An Iraqi woman and her sisters look on as U.S. Army Sgt. John Guerra, 21,  stands guard outside their home  during a search  in the Shaab neighborhood in Baghdad, Iraq, on Thursday. 
 (Associated Press / The Spokesman-Review)
Ernesto Londono Washington Post

BAGHDAD, Iraq – The leader of the Sunni insurgent group al-Qaida in Iraq, who is known by the alias Abu Ayyub al-Masri, was injured in a clash with Iraqi police Thursday night, a spokesman for the Iraqi Interior Ministry said.

One of al-Masri’s deputies, Abu Abdullah al-Mujamie, was killed in the gunfight, which occurred at approximately 11 p.m. near Samarra, ministry spokesman Abdul Kareem al-Kinany said.

U.S. officials have said that al-Masri took over the leadership of the insurgent group following the death of Abu Musab al-Zarqawi, who was killed by U.S. forces in a June 2006 airstrike. In December, Iraqi officials said security forces had killed another aide to al-Masri, whom officials describe as a longtime associate of Osama bin Laden’s deputy, Ayman al-Zawahiri.

A senior al-Qaida in Iraq leader, Abu Amar al-Dulaimi, confirmed the death of al-Mujamie, whom he described as al-Masri’s “personal escort,” but questioned whether al-Masri was even in the area. “We don’t know if (Masri) was with him or not, or if he was wounded or not,” al-Dulaimi said Thursday night in a phone interview.
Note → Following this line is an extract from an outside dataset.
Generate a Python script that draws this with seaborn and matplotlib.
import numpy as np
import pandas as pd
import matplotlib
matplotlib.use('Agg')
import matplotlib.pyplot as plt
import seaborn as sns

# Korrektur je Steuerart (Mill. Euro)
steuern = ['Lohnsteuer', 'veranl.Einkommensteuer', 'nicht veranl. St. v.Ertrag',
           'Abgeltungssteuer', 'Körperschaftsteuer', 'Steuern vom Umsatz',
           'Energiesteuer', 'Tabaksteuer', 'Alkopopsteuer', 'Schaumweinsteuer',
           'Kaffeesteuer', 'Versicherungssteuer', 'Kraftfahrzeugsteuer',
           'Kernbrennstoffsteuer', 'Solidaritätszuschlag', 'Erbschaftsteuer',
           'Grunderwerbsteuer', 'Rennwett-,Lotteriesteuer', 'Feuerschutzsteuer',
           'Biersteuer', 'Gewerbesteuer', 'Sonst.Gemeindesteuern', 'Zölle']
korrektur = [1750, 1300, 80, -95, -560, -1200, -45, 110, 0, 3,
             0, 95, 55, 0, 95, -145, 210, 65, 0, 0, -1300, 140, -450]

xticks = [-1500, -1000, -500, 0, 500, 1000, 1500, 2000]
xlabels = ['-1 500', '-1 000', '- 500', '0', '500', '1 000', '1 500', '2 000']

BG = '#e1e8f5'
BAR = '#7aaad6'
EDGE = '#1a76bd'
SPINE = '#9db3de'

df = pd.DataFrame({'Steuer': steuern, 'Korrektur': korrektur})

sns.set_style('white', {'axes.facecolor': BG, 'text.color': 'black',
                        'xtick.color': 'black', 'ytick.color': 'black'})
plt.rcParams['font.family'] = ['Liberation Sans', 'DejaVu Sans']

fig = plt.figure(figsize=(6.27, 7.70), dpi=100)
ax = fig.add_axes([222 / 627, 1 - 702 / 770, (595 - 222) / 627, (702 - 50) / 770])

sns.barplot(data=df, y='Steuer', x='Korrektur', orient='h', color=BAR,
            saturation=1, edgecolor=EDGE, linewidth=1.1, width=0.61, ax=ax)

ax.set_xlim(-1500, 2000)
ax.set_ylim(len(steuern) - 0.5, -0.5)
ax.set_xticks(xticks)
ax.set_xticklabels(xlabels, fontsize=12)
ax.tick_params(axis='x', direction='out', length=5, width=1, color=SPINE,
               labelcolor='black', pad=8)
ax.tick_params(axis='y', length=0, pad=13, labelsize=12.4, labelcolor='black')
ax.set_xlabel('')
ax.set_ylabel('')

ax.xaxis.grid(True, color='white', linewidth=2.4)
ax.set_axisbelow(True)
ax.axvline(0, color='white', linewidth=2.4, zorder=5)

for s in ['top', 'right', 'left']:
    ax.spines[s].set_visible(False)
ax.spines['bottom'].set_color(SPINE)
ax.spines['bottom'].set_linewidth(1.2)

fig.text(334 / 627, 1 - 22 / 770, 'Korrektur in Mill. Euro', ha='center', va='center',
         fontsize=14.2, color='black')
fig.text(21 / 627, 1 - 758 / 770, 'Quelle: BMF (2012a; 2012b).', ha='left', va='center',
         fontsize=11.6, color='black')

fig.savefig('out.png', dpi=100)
Al-Kinany, the ministry spokesman, said Iraqi forces conducted the operation “without U.S. intervention,” but al-Dulaimi said people in the area reported seeing helicopters and fighter planes roaming the sky afterward, a possible indication of a U.S. role in the clash.

Questions about al-Sadr

Also Thursday, Iraqi President Jalal Talabani said anti-American Shiite cleric Moqtada al-Sadr has ordered his top deputies to leave Iraq in order to ease the implementation of the Baghdad security plan, which U.S. and Iraqi forces began to roll out this week.

Al-Sadr, the leader of the powerful Mahdi Army militia, recently went to Iran, according to U.S. officials.

During a news conference Thursday night, Talabani said al-Sadr told government officials that he is “eager for the stability of the state and the success of the security plan. He gave the government the green light to detain any outlaws.”

In Washington on Thursday, Defense Secretary Robert Gates said he believes al-Sadr’s followers are concerned about the new operation to secure Baghdad and suggested that al-Sadr and his militia will “go to ground” over the coming months. “And the question is, during that space … can we and the Iraqis provide enough security so that economic development, improvements in governance, political reconciliation can all begin to make real progress in Iraq?” Gates said.

Gates said it was “an assumption” that al-Sadr has gone to Iran. “I haven’t seen any factual proof of it at this point, but that’s what people – that’s what I hear people think,” Gates said.

In recent days some of al-Sadr’s aides in Iraq have denied that Sadr has left the country.